Friday, July 8, 2011

Reflections on Strawbreeze

Strawberries are my favorite fruit. If you say it "STRAW-breeze," you will seem British and sophisticated. Also, while watching a cooking show featuring an Australian chef, I realized that one of the tricks to faking an Aussie accent (one of the harder ones), is replacing all the short "e" sounds with short "i's." Special=spishel. See this strawberry? It's so spishel. I bit you want to eat it.

O, glorious, dimpled fruit, mmm.

Strawberry Shortcake was created because "market surveys showed that little girls connected emotionally with strawberries and felt 'security and affection' in relation to them" (Thomas, 58). I read this in a wonderfully scary book, Buy, Buy, Baby: How Consumer Culture Manipulates Parents and Harms Young Minds. Despite the darker marketing origins of the little redhead Strawberry Shortcake, I can totally relate! Strawberries do mean security and affection! Why, when I was a little girl, when people would make fun of my fuzzy hair, I'd come home from school and just sit in our strawberry patch, spilling all my woes to the little sproingy green plants and their red, heart-shaped treasures. They would listen, and when I was done crying my salty, soil-contaminating tears, those little strawberries would offer words of comfort and thoughtful suggestions. And then I would eat a couple of them.

Ah, a royalty check from the pernicious marketers. How wonderful!

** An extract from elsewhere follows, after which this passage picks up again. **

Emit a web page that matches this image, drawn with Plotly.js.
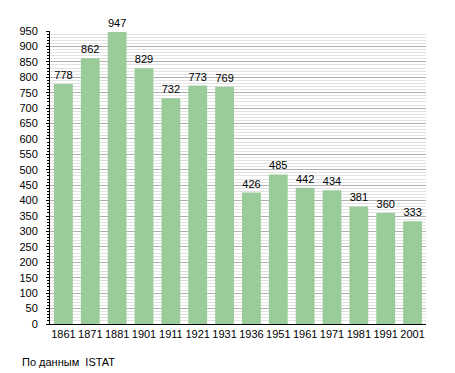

Today, while preparing some strawberries for my bowl of Honey Bunch of Oats with Almonds (best cereal ever!), I felt like a real adult--a rare feeling. I was cutting the strawberries that awesome, dangerous-seeming way where you pinch berry and blade together with your slightly crooked index finger and thumb. There's that moment when you've cut through the last bit of berry and the edge of the blade presses just barely into the flesh of your thumb--it amazes me every time that I don't cut my thumb off. I remember watching my parents cut fruit this way when I was little and I was so in awe. They are so brave, I thought. I would imitate them with butter knives and bananas, but you don't get the same thrill when there's no risk of laceration. But there I was this morning, standing at the kitchen counter slicing a strawberry onto my cereal with smooth, deft motions. And I thought, I have motor skills! I am brave! I am a grown-up! It was wonderful.

Strawberry Sandwich:
Brianna's Poppyseed dressing

Combine, and be translated.


  1. My proud moment: picking enough strawbreeze from my very own patch this year to make a batch of jam. Alas, I cannot eat any this year, but next year I shall indulge in some (meaning two!) strawbreeze and cream to be sure. Funnily enough, I find I connect emotionally more to pumpkin plants...

  2. Thanks to Suzanne Ohsiek for that sandwich recipe. I love your last line.

  3. My favorite line: "but you don't get the same thrill when there's no risk of laceration."

    and this one: "I have motor skills! I am brave!"

    Oh Kimber, I love you!

  4.'ve opened up a whole new world to me. I had no idea how brave I really am. thanks!

  5. I love it! Why did I not find your blog sooner? Que lastima.